You can run these with nextflow run and it will show you what the output channels should look like (the file names may be slightly different, but the structure and order will be the same).

Lab03 Tasks - Jupyter Notebooks (Together)

Jupyter notebooks are a convenient environment for bioinformatics analysis. They allow you to intersperse code along with text and figures in the same document. It is very common for many analyses in bioinformatics to be done entirely within a jupyter notebook.

In order for us to utilize these notebooks to their fullest potential, we usually want to make use of different software libraries. We will create a conda environment for our notebooks in a very similar fashion as we have done for every other environment in this class but with a few modifications.

Once we have created this environment, we can open a jupyter notebook in either the same VSCode session or a dedicated JupyterLab session (OnDemand Interactive app). This will allow us to use any software installed in these environments in our notebook.

We will then use the results generated from our pipeline and create a quick visualization of the genome annotations that were created in the form of a circos plot.

New Features

Nextflow stub run (-stub-run)
Nextflow report (-with-report)
Resume (nextflow.config)
Labels (nextflow.config)
Jupyter Notebooks and Conda Environments

-stub-run

Now that we are largely running real processes and submitting them to the cluster, you have likely seen that they can take a fair amount of time to finish. As you have seen, for nextflow to work correctly, you will need both the workflow to link the processes together and the commands in the processes to finish successfully. Since these processes can take a long time to potentially run, it can be difficult to figure out if we have constructed the workflow correctly.

Nextflow offers a function called a stub run (-stub-run). This option you can use when running nextflow will not run any of the commands in the script, but instead run the commands found in the stub block. If you look at the processes I have given you, you can see that the stub block uses commands like mkdir and touch. touch is a linux command that can be used to create an empty file with a specified name.

If you setup your stub block smartly, you can mimic the outputs that a process should produce when it finishes running.

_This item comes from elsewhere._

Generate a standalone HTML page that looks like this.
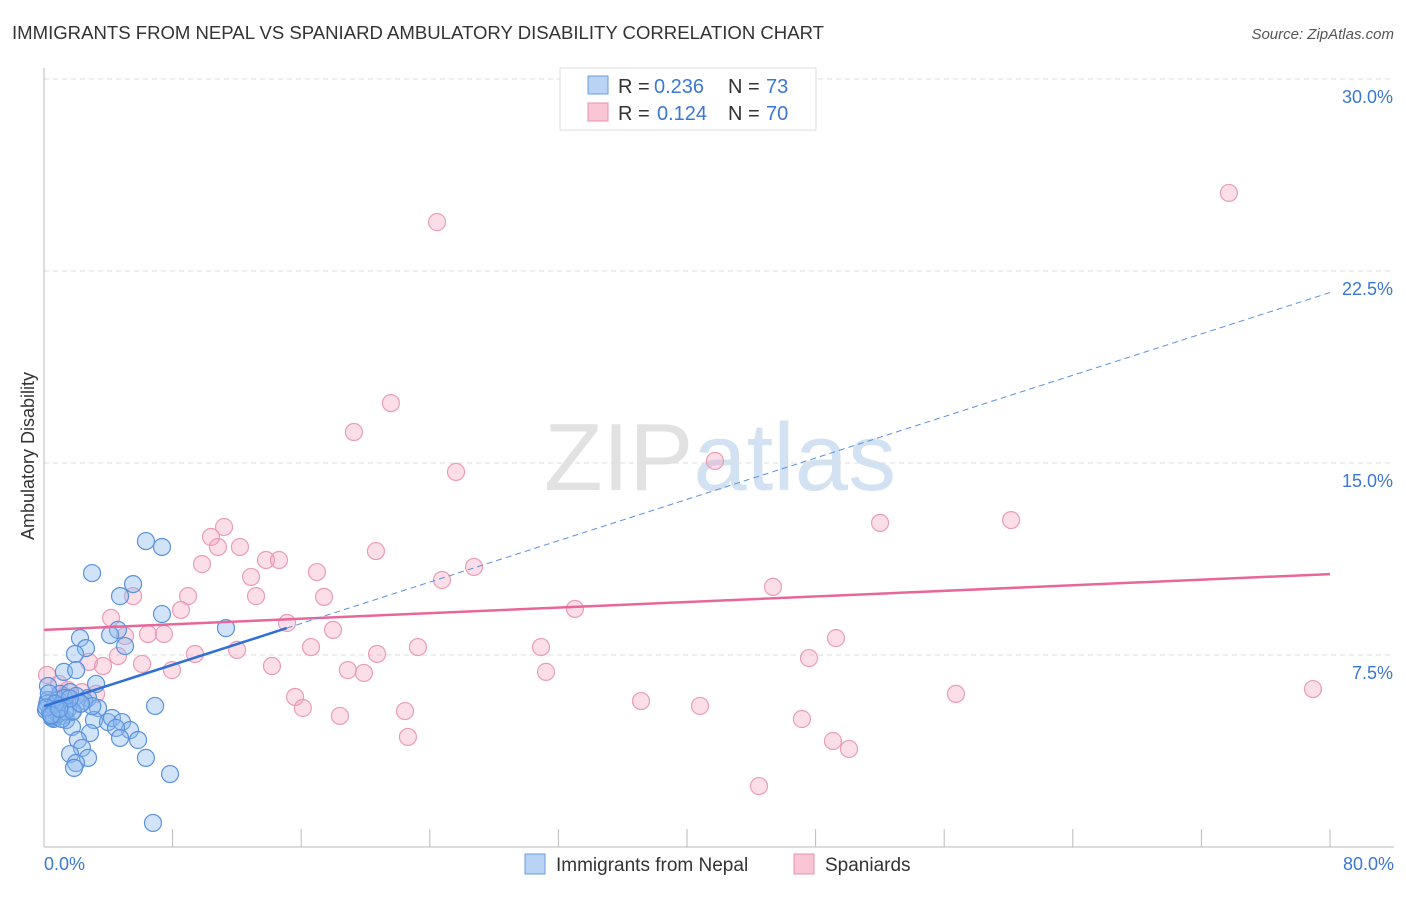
<!DOCTYPE html>
<html><head><meta charset="utf-8"><style>
body{margin:0;background:#fff;font-family:"Liberation Sans",sans-serif;}
svg text{font-family:"Liberation Sans",sans-serif;}
</style></head><body>
<svg id="chart" width="1406" height="892" xmlns="http://www.w3.org/2000/svg">
<text x="12" y="39" font-size="18" fill="#333" textLength="812" lengthAdjust="spacingAndGlyphs">IMMIGRANTS FROM NEPAL VS SPANIARD AMBULATORY DISABILITY CORRELATION CHART</text>
<text x="1394" y="39" font-size="15" fill="#555" font-style="italic" text-anchor="end">Source: ZipAtlas.com</text>
<text x="720" y="490" font-size="96" fill="#e2e2e2" text-anchor="middle" font-family="Liberation Serif">ZIP<tspan fill="#d3e2f2" font-family="Liberation Sans">atlas</tspan></text>
<text transform="translate(34,456) rotate(-90)" font-size="18" fill="#333" text-anchor="middle">Ambulatory Disability</text>
<g id="grid"></g><g id="axes"></g><g id="pts"></g><g id="trend"></g>
<g>
<rect x="560" y="68" width="256" height="62" fill="#fff" stroke="#ddd"/>
<rect x="588" y="76" width="20" height="18" fill="#b9d3f5" stroke="#6a9de0"/>
<rect x="588" y="103" width="20" height="18" fill="#f9c6d5" stroke="#e890ab"/>
<text x="618" y="93" font-size="20" fill="#333">R =</text>
<text x="654" y="93" font-size="20" fill="#3a78d4">0.236</text>
<text x="728" y="93" font-size="20" fill="#333">N =</text>
<text x="766" y="93" font-size="20" fill="#3a78d4">73</text>
<text x="618" y="120" font-size="20" fill="#333">R =</text>
<text x="657" y="120" font-size="20" fill="#3a78d4">0.124</text>
<text x="728" y="120" font-size="20" fill="#333">N =</text>
<text x="766" y="120" font-size="20" fill="#3a78d4">70</text>
</g>
<g>
<rect x="525" y="854" width="20" height="20" fill="#b9d3f5" stroke="#6a9de0"/>
<text x="556" y="871" font-size="19" fill="#333">Immigrants from Nepal</text>
<rect x="794" y="854" width="20" height="20" fill="#f9c6d5" stroke="#e890ab"/>
<text x="825" y="871" font-size="19" fill="#333">Spaniards</text>
</g>
</svg>
<script>
const yTicks=[7.5,15,22.5,30];
const yTickLabels=["7.5%","15.0%","22.5%","30.0%"];
const xTickVals=[8,16,24,32,40,48,56,64,72,80];
const nepalX=[6.34,7.34,2.99,5.54,4.73,7.34,11.32,4.60,4.11,2.24,2.61,5.04,1.93,1.24,2.00,3.24,0.25,1.00,1.62,2.74,2.24,0.68,3.36,6.91,0.37,1.12,1.74,0.50,1.37,3.11,3.98,4.23,4.85,1.74,5.35,4.48,2.86,4.73,5.85,2.11,2.36,1.62,2.74,6.34,1.99,1.87,7.84,6.78,0.25,0.87,1.24,0.12,0.75,1.0,0.4,0.6,1.5,2.0,0.2,0.9,1.3,0.5,2.5,3.0,0.3,1.1,0.7,1.8,0.15,0.45,2.3,1.6,0.95];
const nepalY=[11.95,11.72,10.70,10.27,9.80,9.10,8.55,8.48,8.28,8.16,7.77,7.85,7.54,6.84,6.91,6.37,6.29,5.98,6.05,5.82,5.59,5.51,5.43,5.51,5.27,5.12,5.27,5.04,4.96,4.96,4.88,5.04,4.88,4.69,4.57,4.65,4.45,4.26,4.18,4.18,3.87,3.63,3.48,3.48,3.28,3.09,2.85,0.94,5.74,5.74,5.82,5.35,5.35,5.51,5.2,5.0,5.4,5.9,5.6,5.2,5.3,5.1,5.7,5.5,6.0,5.0,5.6,5.3,5.45,5.15,5.6,5.8,5.4];
const spanX=[73.71,24.45,21.58,19.28,25.63,41.74,52.01,60.16,11.2,10.39,12.19,20.65,10.82,13.81,14.62,9.83,16.98,26.75,12.88,24.76,45.35,5.54,8.96,13.19,17.42,8.52,33.03,4.17,15.12,6.47,7.46,5.04,17.98,49.27,30.92,16.61,23.26,9.39,12.01,20.72,4.60,2.80,6.1,3.67,47.59,14.18,7.96,18.9,19.9,31.23,0.19,0.93,1.49,2.36,3.24,78.94,56.73,15.62,37.14,40.81,16.1,22.46,18.41,47.15,22.64,49.08,50.08,44.48,0.62,1.24];
const spanY=[25.55,24.41,17.34,16.21,14.65,15.08,12.66,12.77,12.5,12.11,11.72,11.56,11.72,11.21,11.21,11.05,10.74,10.94,10.55,10.43,10.16,9.80,9.80,9.80,9.77,9.26,9.30,8.95,8.75,8.32,8.32,8.24,8.48,8.16,7.81,7.81,7.81,7.54,7.70,7.54,7.46,7.23,7.15,7.07,7.38,7.07,6.91,6.91,6.8,6.84,6.72,6.37,6.13,6.05,5.98,6.17,5.98,5.86,5.70,5.51,5.43,5.31,5.12,5.00,4.30,4.14,3.83,2.38,5.74,5.90];
const nepalTrend=[5.5,0.202];
const spanTrend=[8.48,0.02725];
const X=v=>44+v*16.075, Y=v=>847-v*25.6;
const NS="http://www.w3.org/2000/svg";
function mk(t,a,p){const e=document.createElementNS(NS,t);for(const k in a)e.setAttribute(k,a[k]);p.appendChild(e);return e;}
const grid=document.getElementById('grid'),axes=document.getElementById('axes'),pts=document.getElementById('pts'),tr=document.getElementById('trend');
yTicks.forEach((v,i)=>{
 const l=mk('line',{x1:44,x2:1394,y1:Y(v),y2:Y(v),stroke:'#ddd','stroke-dasharray':'5,4'},grid);
 
 
 const t=mk('text',{x:1393,y:Y(v)+24,'font-size':18,fill:'#3a78d4','text-anchor':'end'},axes);
 t.textContent=yTickLabels[i];
 
 
});
const ya=mk('line',{x1:44,x2:44,y1:68,y2:847,stroke:'#bbb'},axes);


const xa=mk('line',{x1:44,x2:1394,y1:847,y2:847,stroke:'#bbb'},axes);


xTickVals.forEach(v=>{
 const l=mk('line',{x1:X(v),x2:X(v),y1:829,y2:847,stroke:'#bbb'},axes);
 
 
});
[["0.0%",44,'start'],["80.0%",1394,'end']].forEach(d=>{
 const t=mk('text',{x:d[1],y:870,'font-size':18,fill:'#3a78d4','text-anchor':d[2]},axes);
 t.textContent=d[0];
 
 
});
spanX.forEach((x,i)=>{
 const c=mk('circle',{cx:X(x),cy:Y(spanY[i]),r:8.5,fill:'rgba(244,160,188,0.35)',stroke:'#eb9cb6','stroke-width':1.2},pts);
 
 
});
nepalX.forEach((x,i)=>{
 const c=mk('circle',{cx:X(x),cy:Y(nepalY[i]),r:8.5,fill:'rgba(140,185,240,0.4)',stroke:'#5a92dc','stroke-width':1.2},pts);
 
 
});
const f=(t,x)=>t[0]+t[1]*x;
const a=mk('line',{x1:X(0),y1:Y(f(spanTrend,0)),x2:X(80),y2:Y(f(spanTrend,80)),stroke:'#e8679a','stroke-width':2.5},tr);


const b=mk('line',{x1:X(0),y1:Y(f(nepalTrend,0)),x2:X(15.1),y2:Y(f(nepalTrend,15.1)),stroke:'#2f6fd6','stroke-width':2.5},tr);


const c=mk('line',{x1:X(15.1),y1:Y(f(nepalTrend,15.1)),x2:X(80),y2:Y(f(nepalTrend,80)),stroke:'#5a92dc','stroke-width':1,'stroke-dasharray':'6,4'},tr);


</script>
</body></html>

This will allow you to test if your workflow logic and channel manipulation is correct without having to know the correct commands for each tool. touch happens instantaneously so stub runs will finish in a matter of seconds no matter how complicated your pipeline is.

For all the modules, I have provided you a working stub block that will create the right outputs for you to quickly troubleshoot your workflow.

Before you try to figure out the correct commands, you can use the following command to test if you’ve correctly specified the workflow block:

nextflow run main.nf -profile local,conda -stub-run

-with-report

You can run nextflow with the -with-report option and it will record and generate a nicely formatted HTML file that shows you how many resources your jobs utilized, how long they took, and other useful information about your workflow run. After you have successfully finished the workflow, you can try to re-run it with -with-report.

Resume

If you look at the last line of the nextflow.config, you can see an option specified resume = true. When nextflow runs, it caches information about jobs that have successfully finished. With this option, if your pipeline failed at a later step, nextflow will not re-run steps that have already finished.

There are times when you want your pipeline to start from the beginning, in which case, you will want to change this value to resume = false or you can delete the directories in work/ to force nextflow to re-run everything. You can avoid deleting the conda/ directory in work/ so nextflow doesn’t have to remake the environments.

Labels

Each process has been given a label that will request a certain amount of resources when submitted. These labels are a way to ensure that your jobs request the right number of CPUs or the right amount of memory. We define the resources that are requested by these labels in the nextflow.config. You’ll notice these are the same options you would specify in a qsub command.